Título: Mais lenha na fogueira
Autor: Novo, Aguinaldo; Rodrigues, Lino
Fonte: O Globo, 05/04/2008, Economia, p. 35

Em meio à polêmica sobre restrição de crédito, venda de carro no país sobe 31% e bate recorde.

As montadoras instaladas no país fecharam o primeiro trimestre com produção e vendas recordes, ainda embaladas pela explosão do crédito. A produção somou 783 mil automóveis de janeiro a março deste ano, 19,3% a mais do que nos três primeiros meses de 2007. Já as vendas no mercado interno chegaram a 648 mil unidades, contra 493,1 mil no ano passado - um salto de 31,4%. Só em março, foram vendidos 232,1 mil veículos, o melhor resultado histórico para o período. A divulgação do resultado chega num momento de discussão, dentro e fora do governo, sobre a necessidade de reduzir o ritmo de crescimento da economia.

A Associação Nacional dos Fabricantes de Veículos Automotores (Anfavea), que manteve suas previsões para 2008 - alta de 8,9% da produção e de 17,5% das vendas-, voltou a garantir que tem condições de acompanhar o crescimento da demanda e que não há bolha de crédito.

- O setor acompanha a explosão da economia brasileira - disse o presidente da entidade, Jackson Schneider, que há duas semanas engrossou a comitiva das montadoras que pediu ao ministro da Fazenda, Guido Mantega, para não adotar barreiras à expansão do crédito no país. - Um mercado de massa se forma com mais massa. Temos hoje uma condição sólida, segura e conseqüente.

Na reunião com Mantega, os empresários disseram que não poderiam manter os investimentos previstos para os próximos anos se não tivessem certeza sobre o avanço do mercado interno. Segundo a Anfavea, chegam a US$4,8 bilhões os investimentos programados pelas montadoras para este ano - a maior parte destinada ao aumento da capacidade produtiva.

Volume de crédito no setor aumentou 27% em fevereiro

O volume de crédito no setor segue com taxas de crescimento superiores a dois dígitos. Em fevereiro, o saldo alcançou R$83 bilhões, com aumento de 27,1% em relação a fevereiro de 2007. A taxa média de juros nos dois períodos foi de 21,1% ao ano.

O representante comercial Abílio Fernandes aproveitou as várias opções de oferta do mercado para trocar de carro. Ele trocou um modelo 1.0, fabricado em 2006, por outro 1.4, zero quilômetro, financiando a diferença em 18 vezes de R$900:

- Optei por um carro maior e mais potente, pagando uma diferença que cabe no orçamento.

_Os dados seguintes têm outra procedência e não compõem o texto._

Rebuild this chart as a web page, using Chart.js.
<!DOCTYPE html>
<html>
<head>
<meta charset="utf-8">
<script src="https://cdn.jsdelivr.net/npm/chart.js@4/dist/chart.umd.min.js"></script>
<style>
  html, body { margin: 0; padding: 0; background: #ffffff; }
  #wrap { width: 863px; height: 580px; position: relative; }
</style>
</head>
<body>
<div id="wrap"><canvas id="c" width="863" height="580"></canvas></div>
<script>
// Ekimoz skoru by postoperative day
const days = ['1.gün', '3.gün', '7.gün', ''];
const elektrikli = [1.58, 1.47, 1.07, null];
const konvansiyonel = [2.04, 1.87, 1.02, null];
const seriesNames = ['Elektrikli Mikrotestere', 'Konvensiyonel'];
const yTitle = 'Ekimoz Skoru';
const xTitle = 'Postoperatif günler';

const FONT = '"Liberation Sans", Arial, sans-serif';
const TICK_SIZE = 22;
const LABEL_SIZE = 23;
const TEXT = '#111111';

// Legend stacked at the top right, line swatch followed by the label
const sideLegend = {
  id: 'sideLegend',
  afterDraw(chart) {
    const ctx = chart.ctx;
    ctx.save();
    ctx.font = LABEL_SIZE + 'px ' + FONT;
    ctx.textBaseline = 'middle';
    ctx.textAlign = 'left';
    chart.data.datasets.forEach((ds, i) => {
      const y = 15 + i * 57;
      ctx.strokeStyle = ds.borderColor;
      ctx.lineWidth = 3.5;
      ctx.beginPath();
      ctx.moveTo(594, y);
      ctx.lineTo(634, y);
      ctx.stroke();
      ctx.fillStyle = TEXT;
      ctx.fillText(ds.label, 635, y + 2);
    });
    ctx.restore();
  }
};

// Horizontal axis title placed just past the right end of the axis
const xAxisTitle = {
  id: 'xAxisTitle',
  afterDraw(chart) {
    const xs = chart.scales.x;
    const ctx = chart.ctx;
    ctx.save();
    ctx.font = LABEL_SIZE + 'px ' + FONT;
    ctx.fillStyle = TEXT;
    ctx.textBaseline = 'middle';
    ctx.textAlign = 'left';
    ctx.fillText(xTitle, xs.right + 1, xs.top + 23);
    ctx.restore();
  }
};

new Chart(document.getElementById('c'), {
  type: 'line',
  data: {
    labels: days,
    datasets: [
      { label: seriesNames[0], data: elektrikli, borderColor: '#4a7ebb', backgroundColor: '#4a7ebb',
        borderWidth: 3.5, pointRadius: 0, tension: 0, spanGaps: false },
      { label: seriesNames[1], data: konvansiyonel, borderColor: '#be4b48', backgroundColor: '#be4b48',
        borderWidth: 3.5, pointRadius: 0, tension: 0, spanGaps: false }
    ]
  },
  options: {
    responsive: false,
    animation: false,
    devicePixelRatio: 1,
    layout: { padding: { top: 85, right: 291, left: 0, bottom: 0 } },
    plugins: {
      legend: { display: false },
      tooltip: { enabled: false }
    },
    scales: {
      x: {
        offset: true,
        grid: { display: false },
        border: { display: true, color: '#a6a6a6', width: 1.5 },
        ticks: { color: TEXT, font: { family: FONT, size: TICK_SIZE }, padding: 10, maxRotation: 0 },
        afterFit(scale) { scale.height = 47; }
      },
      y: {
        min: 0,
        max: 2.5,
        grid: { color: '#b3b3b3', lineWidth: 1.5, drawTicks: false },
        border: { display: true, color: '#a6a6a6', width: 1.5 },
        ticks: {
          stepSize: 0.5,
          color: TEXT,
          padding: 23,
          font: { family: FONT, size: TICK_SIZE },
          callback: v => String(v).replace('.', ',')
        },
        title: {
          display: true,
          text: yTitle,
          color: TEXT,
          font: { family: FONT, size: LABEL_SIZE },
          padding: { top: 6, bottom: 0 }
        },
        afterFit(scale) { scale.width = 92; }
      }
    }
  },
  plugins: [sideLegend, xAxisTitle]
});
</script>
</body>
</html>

A oferta é tão grande que vale a pena trocar de carro agora - disse, destacando que as facilidades de financiamento e os juros mais baixos ajudaram na decisão.

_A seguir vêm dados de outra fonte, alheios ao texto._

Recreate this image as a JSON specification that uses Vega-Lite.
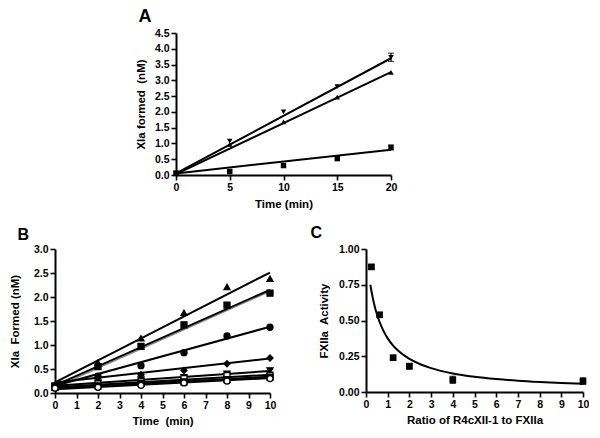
{
  "$schema": "https://vega.github.io/schema/vega-lite/v6.json",
  "padding": {"left": 9, "top": 8, "right": 0, "bottom": 0},
  "background": "white",
  "config": {
    "font": "Liberation Sans",
    "view": {"stroke": null},
    "axis": {
      "grid": false, "domainColor": "black", "domainWidth": 2, "tickColor": "black", "tickWidth": 1.6, "tickSize": 5,
      "labelFont": "Liberation Sans", "labelFontSize": 10.5, "labelFontWeight": "bold", "labelColor": "black", "labelPadding": 2,
      "labelFlush": false, "labelOverlap": false,
      "titleFont": "Liberation Sans", "titleFontSize": 11.5, "titleFontWeight": "bold", "titleColor": "black"
    },
    "title": {"font": "Liberation Sans", "fontWeight": "bold", "fontSize": 16, "color": "black", "anchor": "start", "frame": "bounds"}
  },
  "resolve": {"scale": {"shape": "independent", "fill": "independent"}},
  "datasets": {
    "A_pts": [
      {"series": "v", "t": 0, "y": 0.06}, {"series": "v", "t": 5, "y": 1.07}, {"series": "v", "t": 10, "y": 2.0}, {"series": "v", "t": 15, "y": 2.8}, {"series": "v", "t": 20, "y": 3.73},
      {"series": "^", "t": 0, "y": 0.04}, {"series": "^", "t": 5, "y": 0.97}, {"series": "^", "t": 10, "y": 1.68}, {"series": "^", "t": 15, "y": 2.47}, {"series": "^", "t": 20, "y": 3.25},
      {"series": "s", "t": 0, "y": 0.05}, {"series": "s", "t": 5, "y": 0.11}, {"series": "s", "t": 10, "y": 0.3}, {"series": "s", "t": 15, "y": 0.52}, {"series": "s", "t": 20, "y": 0.87}
    ],
    "A_fit": [
      {"series": "v", "t": 0, "y": 0.05}, {"series": "v", "t": 20, "y": 3.7},
      {"series": "^", "t": 0, "y": 0.03}, {"series": "^", "t": 20, "y": 3.26},
      {"series": "s", "t": 0, "y": 0.05}, {"series": "s", "t": 20, "y": 0.8}
    ],
    "A_err": [
      {"t": 20, "lo": 3.6, "hi": 3.86}, {"t": 20, "lo": 0.8, "hi": 0.95}, {"t": 0, "lo": 0.0, "hi": 0.12}
    ],
    "B_pts": [
      {"series": "up", "t": 0, "y": 0.15}, {"series": "up", "t": 2, "y": 0.63}, {"series": "up", "t": 4, "y": 1.14}, {"series": "up", "t": 6, "y": 1.67}, {"series": "up", "t": 8, "y": 2.21}, {"series": "up", "t": 10, "y": 2.38},
      {"series": "sq", "t": 0, "y": 0.15}, {"series": "sq", "t": 2, "y": 0.55}, {"series": "sq", "t": 4, "y": 0.97}, {"series": "sq", "t": 6, "y": 1.42}, {"series": "sq", "t": 8, "y": 1.83}, {"series": "sq", "t": 10, "y": 2.08},
      {"series": "ci", "t": 0, "y": 0.12}, {"series": "ci", "t": 2, "y": 0.35}, {"series": "ci", "t": 4, "y": 0.57}, {"series": "ci", "t": 6, "y": 0.84}, {"series": "ci", "t": 8, "y": 1.19}, {"series": "ci", "t": 10, "y": 1.37},
      {"series": "di", "t": 0, "y": 0.15}, {"series": "di", "t": 2, "y": 0.32}, {"series": "di", "t": 4, "y": 0.38}, {"series": "di", "t": 6, "y": 0.47}, {"series": "di", "t": 8, "y": 0.61}, {"series": "di", "t": 10, "y": 0.73},
      {"series": "dn", "t": 0, "y": 0.13}, {"series": "dn", "t": 2, "y": 0.22}, {"series": "dn", "t": 4, "y": 0.28}, {"series": "dn", "t": 6, "y": 0.33}, {"series": "dn", "t": 8, "y": 0.4}, {"series": "dn", "t": 10, "y": 0.47},
      {"series": "osq", "t": 0, "y": 0.12}, {"series": "osq", "t": 2, "y": 0.19}, {"series": "osq", "t": 4, "y": 0.24}, {"series": "osq", "t": 6, "y": 0.3}, {"series": "osq", "t": 8, "y": 0.36}, {"series": "osq", "t": 10, "y": 0.37},
      {"series": "bsq", "t": 0, "y": 0.12}, {"series": "bsq", "t": 2, "y": 0.15}, {"series": "bsq", "t": 4, "y": 0.2}, {"series": "bsq", "t": 6, "y": 0.23}, {"series": "bsq", "t": 8, "y": 0.28}, {"series": "bsq", "t": 10, "y": 0.33},
      {"series": "oci", "t": 0, "y": 0.1}, {"series": "oci", "t": 2, "y": 0.12}, {"series": "oci", "t": 4, "y": 0.16}, {"series": "oci", "t": 6, "y": 0.21}, {"series": "oci", "t": 8, "y": 0.25}, {"series": "oci", "t": 10, "y": 0.3}
    ],
    "B_fit": [
      {"series": "up", "t": 0, "y": 0.22}, {"series": "up", "t": 10, "y": 2.51},
      {"series": "sq", "t": 0, "y": 0.16}, {"series": "sq", "t": 10, "y": 2.15},
      {"series": "ci", "t": 0, "y": 0.15}, {"series": "ci", "t": 10, "y": 1.38},
      {"series": "di", "t": 0, "y": 0.22}, {"series": "di", "t": 10, "y": 0.72},
      {"series": "dn", "t": 0, "y": 0.15}, {"series": "dn", "t": 10, "y": 0.46},
      {"series": "osq", "t": 0, "y": 0.12}, {"series": "osq", "t": 10, "y": 0.38},
      {"series": "bsq", "t": 0, "y": 0.1}, {"series": "bsq", "t": 10, "y": 0.34},
      {"series": "oci", "t": 0, "y": 0.08}, {"series": "oci", "t": 10, "y": 0.31}
    ],
    "B_fit2": [
      {"series": "sq2", "t": 0, "y": 0.12}, {"series": "sq2", "t": 10, "y": 2.12}
    ],
    "B_err": [
      {"t": 10, "lo": 0.42, "hi": 0.5}, {"t": 8, "lo": 0.36, "hi": 0.43}, {"t": 10, "lo": 0.33, "hi": 0.41}
    ],
    "C_pts": [
      {"t": 0.25, "y": 0.875}, {"t": 0.625, "y": 0.54}, {"t": 1.25, "y": 0.24}, {"t": 2, "y": 0.18}, {"t": 4, "y": 0.085}, {"t": 10, "y": 0.075}
    ],
    "C_err": [
      {"t": 0.25, "lo": 0.86, "hi": 0.89}, {"t": 2, "lo": 0.16, "hi": 0.2}, {"t": 4, "lo": 0.06, "hi": 0.11}, {"t": 10, "lo": 0.055, "hi": 0.1}
    ],
    "C_fit": [
      {"t": 0.2, "y": 0.75}, {"t": 0.3, "y": 0.667}, {"t": 0.4, "y": 0.6}, {"t": 0.5, "y": 0.545}, {"t": 0.6, "y": 0.5},
      {"t": 0.8, "y": 0.429}, {"t": 1.0, "y": 0.375}, {"t": 1.25, "y": 0.324}, {"t": 1.5, "y": 0.286}, {"t": 2, "y": 0.231},
      {"t": 2.5, "y": 0.194}, {"t": 3, "y": 0.167}, {"t": 4, "y": 0.13}, {"t": 5, "y": 0.107}, {"t": 6, "y": 0.091},
      {"t": 7, "y": 0.079}, {"t": 8, "y": 0.07}, {"t": 9, "y": 0.0625}, {"t": 10, "y": 0.057}
    ]
  },
  "spacing": 15,
  "vconcat": [
    {
      "spacing": 0,
      "resolve": {"scale": {"shape": "independent", "fill": "independent"}},
      "hconcat": [
        {"width": 80, "height": 1, "data": {"values": []}, "mark": "text"},
        {
          "width": 215, "height": 142,
          "title": {"text": "A", "fontSize": 18, "dx": 3, "offset": 2},
          "encoding": {
            "x": {"field": "t", "type": "quantitative", "scale": {"domain": [0, 20], "nice": false, "zero": false},
                  "axis": {"values": [0, 5, 10, 15, 20], "title": "Time (min)", "titlePadding": 6}},
            "y": {"field": "y", "type": "quantitative", "scale": {"domain": [0, 4.5], "nice": false},
                  "axis": {"values": [0, 0.5, 1, 1.5, 2, 2.5, 3, 3.5, 4, 4.5], "format": ".1f", "title": "XIa formed\u00a0 (nM)", "titlePadding": 8}}
          },
          "layer": [
            {"data": {"name": "A_fit"}, "mark": {"type": "line", "color": "black", "strokeWidth": 2}, "encoding": {"detail": {"field": "series"}}},
            {"data": {"name": "A_err"}, "mark": {"type": "rule", "color": "black", "strokeWidth": 1.2},
             "encoding": {"y": {"field": "lo", "type": "quantitative"}, "y2": {"field": "hi"}}},
            {"data": {"name": "A_err"}, "mark": {"type": "tick", "orient": "horizontal", "color": "black", "size": 6, "thickness": 1.2},
             "encoding": {"y": {"field": "lo", "type": "quantitative"}}},
            {"data": {"name": "A_err"}, "mark": {"type": "tick", "orient": "horizontal", "color": "black", "size": 6, "thickness": 1.2},
             "encoding": {"y": {"field": "hi", "type": "quantitative"}}},
            {"data": {"name": "A_pts"}, "mark": {"type": "point", "filled": true, "size": 30, "opacity": 1, "color": "black"},
             "encoding": {"shape": {"field": "series", "type": "nominal", "legend": null,
               "scale": {"domain": ["v", "^", "s"], "range": ["triangle-down", "triangle-up", "square"]}}}}
          ]
        }
      ]
    },
    {
      "spacing": 34,
      "resolve": {"scale": {"shape": "independent", "fill": "independent"}},
      "hconcat": [
        {
          "width": 215, "height": 144,
          "title": {"text": "B", "dx": 8, "offset": 1},
          "encoding": {
            "x": {"field": "t", "type": "quantitative", "scale": {"domain": [0, 10], "nice": false, "zero": false},
                  "axis": {"values": [0, 1, 2, 3, 4, 5, 6, 7, 8, 9, 10], "title": "Time\u00a0 (min)", "titlePadding": 5}},
            "y": {"field": "y", "type": "quantitative", "scale": {"domain": [0, 3], "nice": false},
                  "axis": {"values": [0, 0.5, 1, 1.5, 2, 2.5, 3], "format": ".1f", "title": "XIa\u00a0 Formed (nM)", "titlePadding": 13}}
          },
          "layer": [
            {"data": {"name": "B_fit2"}, "mark": {"type": "line", "color": "#888888", "strokeWidth": 1.5}, "encoding": {"detail": {"field": "series"}}},
            {"data": {"name": "B_fit"}, "mark": {"type": "line", "color": "black", "strokeWidth": 2}, "encoding": {"detail": {"field": "series"}}},
            {"data": {"name": "B_err"}, "mark": {"type": "rule", "color": "black", "strokeWidth": 1.2},
             "encoding": {"y": {"field": "lo", "type": "quantitative"}, "y2": {"field": "hi"}}},
            {"data": {"name": "B_err"}, "mark": {"type": "tick", "orient": "horizontal", "color": "black", "size": 6, "thickness": 1.2},
             "encoding": {"y": {"field": "lo", "type": "quantitative"}}},
            {"data": {"name": "B_err"}, "mark": {"type": "tick", "orient": "horizontal", "color": "black", "size": 6, "thickness": 1.2},
             "encoding": {"y": {"field": "hi", "type": "quantitative"}}},
            {"data": {"name": "B_pts"}, "mark": {"type": "point", "filled": true, "size": 36, "opacity": 1, "stroke": "black", "strokeWidth": 1.3},
             "encoding": {
               "shape": {"field": "series", "type": "nominal", "legend": null,
                 "scale": {"domain": ["up", "sq", "ci", "di", "dn", "osq", "bsq", "oci"], "range": ["triangle-up", "square", "circle", "diamond", "triangle-down", "square", "square", "circle"]}},
               "fill": {"field": "series", "type": "nominal", "legend": null,
                 "scale": {"domain": ["up", "sq", "ci", "di", "dn", "osq", "bsq", "oci"], "range": ["black", "black", "black", "black", "black", "white", "black", "white"]}}
             }}
          ]
        },
        {
          "width": 217, "height": 143,
          "title": {"text": "C", "dx": -8, "offset": 3},
          "encoding": {
            "x": {"field": "t", "type": "quantitative", "scale": {"domain": [0, 10], "nice": false, "zero": false},
                  "axis": {"values": [0, 1, 2, 3, 4, 5, 6, 7, 8, 9, 10], "title": "Ratio of R4cXII-1 to FXIIa", "titlePadding": 5}},
            "y": {"field": "y", "type": "quantitative", "scale": {"domain": [0, 1], "nice": false},
                  "axis": {"values": [0, 0.25, 0.5, 0.75, 1], "format": ".2f", "title": "FXIIa\u00a0 Activity", "titlePadding": 9}}
          },
          "layer": [
            {"data": {"name": "C_fit"}, "mark": {"type": "line", "color": "black", "strokeWidth": 2, "interpolate": "monotone"}, "encoding": {}},
            {"data": {"name": "C_err"}, "mark": {"type": "rule", "color": "black", "strokeWidth": 1.2},
             "encoding": {"y": {"field": "lo", "type": "quantitative"}, "y2": {"field": "hi"}}},
            {"data": {"name": "C_err"}, "mark": {"type": "tick", "orient": "horizontal", "color": "black", "size": 6, "thickness": 1.2},
             "encoding": {"y": {"field": "lo", "type": "quantitative"}}},
            {"data": {"name": "C_err"}, "mark": {"type": "tick", "orient": "horizontal", "color": "black", "size": 6, "thickness": 1.2},
             "encoding": {"y": {"field": "hi", "type": "quantitative"}}},
            {"data": {"name": "C_pts"}, "mark": {"type": "point", "filled": true, "size": 45, "opacity": 1, "color": "black", "shape": "square"}, "encoding": {}}
          ]
        }
      ]
    }
  ]
}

Economistas divergem sobre explosão do consumo

O gerente da concessionária, Cristiano Moreno, disse que em março foram vendidos 1.200 veículos em sua loja, contra 900 em igual mês de 2007.

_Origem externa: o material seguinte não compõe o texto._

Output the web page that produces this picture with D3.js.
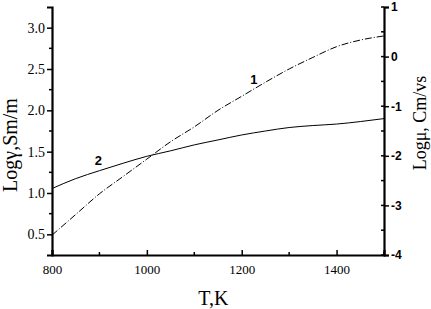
<!DOCTYPE html>
<meta charset="utf-8">
<script src="https://d3js.org/d3.v7.min.js"></script>
<style>
  body { margin: 0; background: #fff; }
</style>
<div id="my_dataviz"></div>
<script>

// temperatures, K
var temps = [800, 850, 900, 950, 1000, 1050, 1100, 1150, 1200, 1250, 1300, 1350, 1400, 1450, 1500];
// curve 1, Log gamma (left axis)
var curve1 = [0.49, 0.74, 0.99, 1.20, 1.41, 1.62, 1.80, 2.00, 2.17, 2.34, 2.50, 2.64, 2.77, 2.85, 2.90];
// curve 2, Log mu (right axis)
var curve2 = [-2.66, -2.46, -2.30, -2.15, -2.01, -1.90, -1.78, -1.68, -1.58, -1.50, -1.43, -1.39, -1.36, -1.31, -1.25];

var xTicks = [800, 1000, 1200, 1400];
var xMinor = [900, 1100, 1300, 1500];
var leftTicks = [0.5, 1.0, 1.5, 2.0, 2.5, 3.0];
var leftMinor = [0.75, 1.25, 1.75, 2.25, 2.75];
var rightTicks = [1, 0, -1, -2, -3, -4];
var rightMinor = [0.5, -0.5, -1.5, -2.5, -3.5];

var margin = {top: 7, right: 47, bottom: 54, left: 52},
    width = 431 - margin.left - margin.right,
    height = 309 - margin.top - margin.bottom;

var svg = d3.select("#my_dataviz")
  .append("svg")
    .attr("width", 431)
    .attr("height", 309)
  .append("g")
    .attr("transform", "translate(" + margin.left + "," + margin.top + ")");

var x = d3.scaleLinear().domain([800, 1500]).range([0, width]);
var yL = d3.scaleLinear().domain([0.25, 3.25]).range([height, 0]);
var yR = d3.scaleLinear().domain([-4, 1]).range([height, 0]);

var serif = "'Liberation Serif', 'Times New Roman', serif";
var sans = "'Liberation Sans', Arial, sans-serif";

// bottom axis, ticks pointing in
var xAxis = svg.append("g")
  .attr("transform", "translate(0," + height + ")")
  .call(d3.axisBottom(x).tickValues(xTicks).tickSize(-5).tickPadding(10).tickFormat(d3.format("d")));
xAxis.append("g").selectAll("line").data(xMinor).join("line")
  .attr("x1", d => x(d)).attr("x2", d => x(d)).attr("y1", 0).attr("y2", -3)
  .attr("stroke", "black").attr("stroke-width", 1.5);

// left axis
var leftAxis = svg.append("g")
  .call(d3.axisLeft(yL).tickValues(leftTicks).tickSize(5).tickPadding(2).tickFormat(d3.format(".1f")));
leftAxis.append("g").selectAll("line").data(leftMinor).join("line")
  .attr("x1", 0).attr("x2", -3).attr("y1", d => yL(d)).attr("y2", d => yL(d))
  .attr("stroke", "black").attr("stroke-width", 1.5);

// right axis
var rightAxis = svg.append("g")
  .attr("transform", "translate(" + width + ",0)")
  .call(d3.axisRight(yR).tickValues(rightTicks).tickSize(5).tickPadding(2).tickFormat(d => d < 0 ? "-" + Math.abs(d) : d));
rightAxis.append("g").selectAll("line").data(rightTicks.concat(rightMinor)).join("line")
  .attr("x1", 0).attr("x2", -3).attr("y1", d => yR(d)).attr("y2", d => yR(d))
  .attr("stroke", "black").attr("stroke-width", 1.5);

[xAxis, leftAxis, rightAxis].forEach(function(a) {
  a.select(".domain").attr("stroke-width", 2.2);
  a.selectAll(".tick line").attr("stroke-width", 1.5);
});
xAxis.selectAll("text").attr("font-family", serif).attr("font-size", 13);
leftAxis.selectAll("text").attr("font-family", serif).attr("font-size", 14);
rightAxis.selectAll("text").attr("font-family", sans).attr("font-size", 12).attr("font-weight", "bold");

// curves
var pts1 = temps.map((t, i) => [t, curve1[i]]);
var pts2 = temps.map((t, i) => [t, curve2[i]]);

svg.append("path")
  .datum(pts1)
  .attr("fill", "none")
  .attr("stroke", "black")
  .attr("stroke-width", 1)
  .attr("stroke-dasharray", "7,2,1,2")
  .attr("d", d3.line().curve(d3.curveMonotoneX).x(d => x(d[0])).y(d => yL(d[1])));

svg.append("path")
  .datum(pts2)
  .attr("fill", "none")
  .attr("stroke", "black")
  .attr("stroke-width", 1)
  .attr("d", d3.line().curve(d3.curveMonotoneX).x(d => x(d[0])).y(d => yR(d[1])));

// curve numbers
svg.append("text").attr("x", x(1218)).attr("y", yL(2.32)).text("1")
  .attr("font-family", sans).attr("font-size", 13).attr("font-weight", "bold");
svg.append("text").attr("x", x(890)).attr("y", yR(-2.19)).text("2")
  .attr("font-family", sans).attr("font-size", 13).attr("font-weight", "bold");

// axis titles
svg.append("text")
  .attr("transform", "translate(-35," + (height / 2 + 14) + ") rotate(-90)")
  .attr("text-anchor", "middle")
  .attr("font-family", serif).attr("font-size", 20)
  .text("Logγ,Sm/m");

svg.append("text")
  .attr("transform", "translate(" + (width + 42) + "," + (height / 2 - 8) + ") rotate(-90)")
  .attr("text-anchor", "middle")
  .attr("font-family", serif).attr("font-size", 18)
  .text("Logμ, Cm/vs");

svg.append("text")
  .attr("x", x(1140))
  .attr("y", height + 50)
  .attr("text-anchor", "middle")
  .attr("font-family", serif).attr("font-size", 20)
  .text("T,K");

</script>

- Este é o melhor momento. Tem crédito farto e carro para entregar - afirmou, lembrando que 80% das vendas são financiadas.

Os defensores da tese de que é preciso desacelerar o ritmo da economia - encabeçados pelo Banco Central - dizem que há risco de desequilíbrio entre oferta e demanda, com conseqüências para o controle da inflação. O último relatório Focus, compilação de previsões do mercado financeiro, prevê uma alta na taxa básica de juros. Na avaliação das instituições Top 5 (as que mais acertam nas estimativas), o aumento deve ocorrer já na reunião deste mês do BC: de 11,25% para 11,50% ao ano.

- Não vejo lógica em falar de dificuldades para atender ao mercado. Também não vejo pressões inflacionárias a partir do nosso setor - disse Schneider.

Para o economista Júlio Gomes de Almeida, do Instituto de Estudos para o Desenvolvimento Industrial (Iedi), há a "falsa impressão" de que o consumo está explodindo. Ele argumenta que pesquisas divulgadas nos últimos dias (CNI e Fiesp) indicam leve queda na utilização da capacidade instalada da indústria. Para ele, o aumento de investimentos no ano passado já faz frente ao consumo.

Outros economistas, porém, acreditam que é preciso controlar a expansão do crédito, para que a demanda não avance além da produção. Nesse caso, dizem, medidas como redução dos longos prazos de financiamento - que, no caso de veículos, chegam a 90 meses - são bem-vindas.